● **Written instruction**
Which lines run from the first one up to and including the one with "ax.axis('off')"? Print exactly those.

● **Given data**
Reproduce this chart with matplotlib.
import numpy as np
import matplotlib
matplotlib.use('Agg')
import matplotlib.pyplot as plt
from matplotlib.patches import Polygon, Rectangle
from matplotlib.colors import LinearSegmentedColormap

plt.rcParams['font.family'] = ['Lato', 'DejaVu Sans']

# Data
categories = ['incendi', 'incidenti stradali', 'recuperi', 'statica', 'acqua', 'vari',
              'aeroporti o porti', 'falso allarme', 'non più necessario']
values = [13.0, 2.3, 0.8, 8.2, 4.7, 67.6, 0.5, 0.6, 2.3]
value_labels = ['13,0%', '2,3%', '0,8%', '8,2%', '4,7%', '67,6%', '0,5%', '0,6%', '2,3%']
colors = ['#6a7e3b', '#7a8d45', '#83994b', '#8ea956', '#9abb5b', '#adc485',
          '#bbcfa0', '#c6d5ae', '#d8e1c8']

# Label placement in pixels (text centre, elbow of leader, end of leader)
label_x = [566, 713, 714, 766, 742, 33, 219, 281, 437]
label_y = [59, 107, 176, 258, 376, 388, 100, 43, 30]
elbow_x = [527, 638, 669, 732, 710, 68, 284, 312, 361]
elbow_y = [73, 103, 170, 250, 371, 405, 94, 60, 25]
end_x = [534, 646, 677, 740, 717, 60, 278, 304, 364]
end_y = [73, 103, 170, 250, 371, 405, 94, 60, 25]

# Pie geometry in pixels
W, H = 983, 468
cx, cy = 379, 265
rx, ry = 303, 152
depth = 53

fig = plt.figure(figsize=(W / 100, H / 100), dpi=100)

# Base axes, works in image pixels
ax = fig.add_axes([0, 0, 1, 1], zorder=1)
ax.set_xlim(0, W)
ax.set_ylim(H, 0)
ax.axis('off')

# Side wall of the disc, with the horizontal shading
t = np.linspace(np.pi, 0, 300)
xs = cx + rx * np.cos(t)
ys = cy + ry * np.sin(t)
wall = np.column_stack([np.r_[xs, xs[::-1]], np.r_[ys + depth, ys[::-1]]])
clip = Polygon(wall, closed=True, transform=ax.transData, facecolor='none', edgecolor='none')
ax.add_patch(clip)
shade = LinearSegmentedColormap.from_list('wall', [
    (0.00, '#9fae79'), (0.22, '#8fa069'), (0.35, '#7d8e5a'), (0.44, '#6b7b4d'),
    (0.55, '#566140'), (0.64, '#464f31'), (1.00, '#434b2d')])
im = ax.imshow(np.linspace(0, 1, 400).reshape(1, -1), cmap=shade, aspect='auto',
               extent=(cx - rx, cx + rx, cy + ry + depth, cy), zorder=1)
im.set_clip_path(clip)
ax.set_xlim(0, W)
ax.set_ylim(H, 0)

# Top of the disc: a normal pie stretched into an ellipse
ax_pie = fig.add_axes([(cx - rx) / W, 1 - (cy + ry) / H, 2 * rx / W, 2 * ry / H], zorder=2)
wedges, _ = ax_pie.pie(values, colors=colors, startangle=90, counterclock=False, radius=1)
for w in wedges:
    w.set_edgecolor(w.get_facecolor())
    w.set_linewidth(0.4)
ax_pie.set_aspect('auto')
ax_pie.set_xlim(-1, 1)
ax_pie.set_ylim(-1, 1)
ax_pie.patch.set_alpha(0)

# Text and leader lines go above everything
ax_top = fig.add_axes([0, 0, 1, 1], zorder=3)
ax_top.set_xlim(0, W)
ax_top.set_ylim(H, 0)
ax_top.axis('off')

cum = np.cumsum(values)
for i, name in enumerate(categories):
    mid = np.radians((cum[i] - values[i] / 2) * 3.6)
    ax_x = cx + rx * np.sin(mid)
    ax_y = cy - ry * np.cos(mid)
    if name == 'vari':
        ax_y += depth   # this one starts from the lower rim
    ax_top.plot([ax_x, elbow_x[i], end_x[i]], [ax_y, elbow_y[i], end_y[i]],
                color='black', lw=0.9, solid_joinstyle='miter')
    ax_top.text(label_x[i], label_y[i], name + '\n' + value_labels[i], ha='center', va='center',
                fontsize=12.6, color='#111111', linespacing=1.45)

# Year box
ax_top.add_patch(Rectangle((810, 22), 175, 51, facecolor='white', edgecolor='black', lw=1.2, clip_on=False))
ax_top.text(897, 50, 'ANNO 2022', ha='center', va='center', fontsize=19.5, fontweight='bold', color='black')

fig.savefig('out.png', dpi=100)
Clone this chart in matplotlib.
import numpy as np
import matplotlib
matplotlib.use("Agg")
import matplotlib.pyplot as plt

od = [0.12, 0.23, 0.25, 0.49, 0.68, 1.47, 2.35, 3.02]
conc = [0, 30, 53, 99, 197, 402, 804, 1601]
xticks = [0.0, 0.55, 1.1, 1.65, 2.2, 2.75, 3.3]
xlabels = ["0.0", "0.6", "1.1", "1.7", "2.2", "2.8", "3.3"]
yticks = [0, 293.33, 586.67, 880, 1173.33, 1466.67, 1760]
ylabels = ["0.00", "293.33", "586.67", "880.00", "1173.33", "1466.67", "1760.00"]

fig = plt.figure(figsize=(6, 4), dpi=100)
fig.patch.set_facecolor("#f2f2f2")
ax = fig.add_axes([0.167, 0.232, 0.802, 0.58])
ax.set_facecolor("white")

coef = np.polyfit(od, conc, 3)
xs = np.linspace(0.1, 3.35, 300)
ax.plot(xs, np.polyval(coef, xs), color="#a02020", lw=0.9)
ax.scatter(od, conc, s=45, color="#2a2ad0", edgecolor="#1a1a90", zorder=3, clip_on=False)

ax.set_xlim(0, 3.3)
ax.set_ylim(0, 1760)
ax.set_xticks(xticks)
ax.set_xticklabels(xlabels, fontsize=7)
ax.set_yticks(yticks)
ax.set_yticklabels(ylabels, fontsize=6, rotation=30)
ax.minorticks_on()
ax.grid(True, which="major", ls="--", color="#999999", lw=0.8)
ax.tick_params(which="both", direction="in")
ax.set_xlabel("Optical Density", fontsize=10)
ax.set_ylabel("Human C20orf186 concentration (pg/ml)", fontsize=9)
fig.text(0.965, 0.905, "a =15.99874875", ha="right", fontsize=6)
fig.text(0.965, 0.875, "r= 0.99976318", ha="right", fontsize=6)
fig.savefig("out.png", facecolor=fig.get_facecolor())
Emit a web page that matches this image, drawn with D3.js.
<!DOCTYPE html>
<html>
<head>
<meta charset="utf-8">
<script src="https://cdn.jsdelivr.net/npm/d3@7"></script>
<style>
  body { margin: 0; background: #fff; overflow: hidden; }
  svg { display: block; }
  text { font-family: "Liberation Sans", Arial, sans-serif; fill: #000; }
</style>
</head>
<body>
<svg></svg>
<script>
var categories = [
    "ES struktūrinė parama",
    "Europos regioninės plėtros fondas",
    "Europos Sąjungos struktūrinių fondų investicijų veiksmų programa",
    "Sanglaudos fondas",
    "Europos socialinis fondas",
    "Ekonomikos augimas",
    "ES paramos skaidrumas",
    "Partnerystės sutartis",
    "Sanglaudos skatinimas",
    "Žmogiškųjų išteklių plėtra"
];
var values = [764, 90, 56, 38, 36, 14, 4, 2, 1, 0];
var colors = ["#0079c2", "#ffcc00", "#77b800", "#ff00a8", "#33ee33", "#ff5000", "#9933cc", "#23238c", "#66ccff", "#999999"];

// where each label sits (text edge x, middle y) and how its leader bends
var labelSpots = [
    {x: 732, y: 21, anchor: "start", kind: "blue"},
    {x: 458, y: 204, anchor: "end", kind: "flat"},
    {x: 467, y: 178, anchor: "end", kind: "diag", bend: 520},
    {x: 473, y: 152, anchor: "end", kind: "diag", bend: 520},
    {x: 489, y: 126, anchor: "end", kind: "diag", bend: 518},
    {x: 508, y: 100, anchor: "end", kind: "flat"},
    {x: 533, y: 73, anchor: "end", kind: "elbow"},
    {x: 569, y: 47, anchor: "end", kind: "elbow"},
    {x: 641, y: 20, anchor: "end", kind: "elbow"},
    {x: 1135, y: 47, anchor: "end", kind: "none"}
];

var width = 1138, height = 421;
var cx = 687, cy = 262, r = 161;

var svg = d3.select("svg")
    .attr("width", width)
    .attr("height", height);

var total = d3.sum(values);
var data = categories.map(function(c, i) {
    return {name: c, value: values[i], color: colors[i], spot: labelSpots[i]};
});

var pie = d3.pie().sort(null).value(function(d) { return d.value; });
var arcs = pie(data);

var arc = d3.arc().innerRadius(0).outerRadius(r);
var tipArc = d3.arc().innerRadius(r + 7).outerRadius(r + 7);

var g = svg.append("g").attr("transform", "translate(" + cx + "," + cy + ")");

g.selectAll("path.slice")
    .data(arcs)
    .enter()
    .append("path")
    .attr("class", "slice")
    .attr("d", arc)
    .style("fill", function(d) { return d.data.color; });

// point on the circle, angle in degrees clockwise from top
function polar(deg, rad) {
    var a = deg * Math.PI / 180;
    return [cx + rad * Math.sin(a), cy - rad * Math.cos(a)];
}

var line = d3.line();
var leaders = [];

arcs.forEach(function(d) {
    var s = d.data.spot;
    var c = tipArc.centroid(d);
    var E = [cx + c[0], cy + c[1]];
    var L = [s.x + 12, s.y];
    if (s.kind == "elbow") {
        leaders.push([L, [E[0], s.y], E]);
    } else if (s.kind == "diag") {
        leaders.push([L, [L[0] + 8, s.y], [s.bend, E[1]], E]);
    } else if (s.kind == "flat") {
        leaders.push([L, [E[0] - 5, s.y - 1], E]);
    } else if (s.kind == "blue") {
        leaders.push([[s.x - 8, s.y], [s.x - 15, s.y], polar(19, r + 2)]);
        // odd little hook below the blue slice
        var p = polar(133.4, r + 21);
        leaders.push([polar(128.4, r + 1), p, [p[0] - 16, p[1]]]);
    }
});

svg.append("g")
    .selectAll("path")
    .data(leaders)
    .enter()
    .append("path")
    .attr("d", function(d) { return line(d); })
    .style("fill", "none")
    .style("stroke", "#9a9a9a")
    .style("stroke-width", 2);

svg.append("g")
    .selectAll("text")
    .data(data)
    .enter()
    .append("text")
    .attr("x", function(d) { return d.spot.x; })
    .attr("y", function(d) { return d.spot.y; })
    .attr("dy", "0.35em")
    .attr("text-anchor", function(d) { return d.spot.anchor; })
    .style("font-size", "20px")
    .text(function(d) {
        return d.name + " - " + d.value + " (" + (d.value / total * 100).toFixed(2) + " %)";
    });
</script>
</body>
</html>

● **Answer to the problem**
Reproduce this chart with matplotlib.
import numpy as np
import matplotlib
matplotlib.use('Agg')
import matplotlib.pyplot as plt
from matplotlib.patches import Polygon, Rectangle
from matplotlib.colors import LinearSegmentedColormap

plt.rcParams['font.family'] = ['Lato', 'DejaVu Sans']

# Data
categories = ['incendi', 'incidenti stradali', 'recuperi', 'statica', 'acqua', 'vari',
              'aeroporti o porti', 'falso allarme', 'non più necessario']
values = [13.0, 2.3, 0.8, 8.2, 4.7, 67.6, 0.5, 0.6, 2.3]
value_labels = ['13,0%', '2,3%', '0,8%', '8,2%', '4,7%', '67,6%', '0,5%', '0,6%', '2,3%']
colors = ['#6a7e3b', '#7a8d45', '#83994b', '#8ea956', '#9abb5b', '#adc485',
          '#bbcfa0', '#c6d5ae', '#d8e1c8']

# Label placement in pixels (text centre, elbow of leader, end of leader)
label_x = [566, 713, 714, 766, 742, 33, 219, 281, 437]
label_y = [59, 107, 176, 258, 376, 388, 100, 43, 30]
elbow_x = [527, 638, 669, 732, 710, 68, 284, 312, 361]
elbow_y = [73, 103, 170, 250, 371, 405, 94, 60, 25]
end_x = [534, 646, 677, 740, 717, 60, 278, 304, 364]
end_y = [73, 103, 170, 250, 371, 405, 94, 60, 25]

# Pie geometry in pixels
W, H = 983, 468
cx, cy = 379, 265
rx, ry = 303, 152
depth = 53

fig = plt.figure(figsize=(W / 100, H / 100), dpi=100)

# Base axes, works in image pixels
ax = fig.add_axes([0, 0, 1, 1], zorder=1)
ax.set_xlim(0, W)
ax.set_ylim(H, 0)
ax.axis('off')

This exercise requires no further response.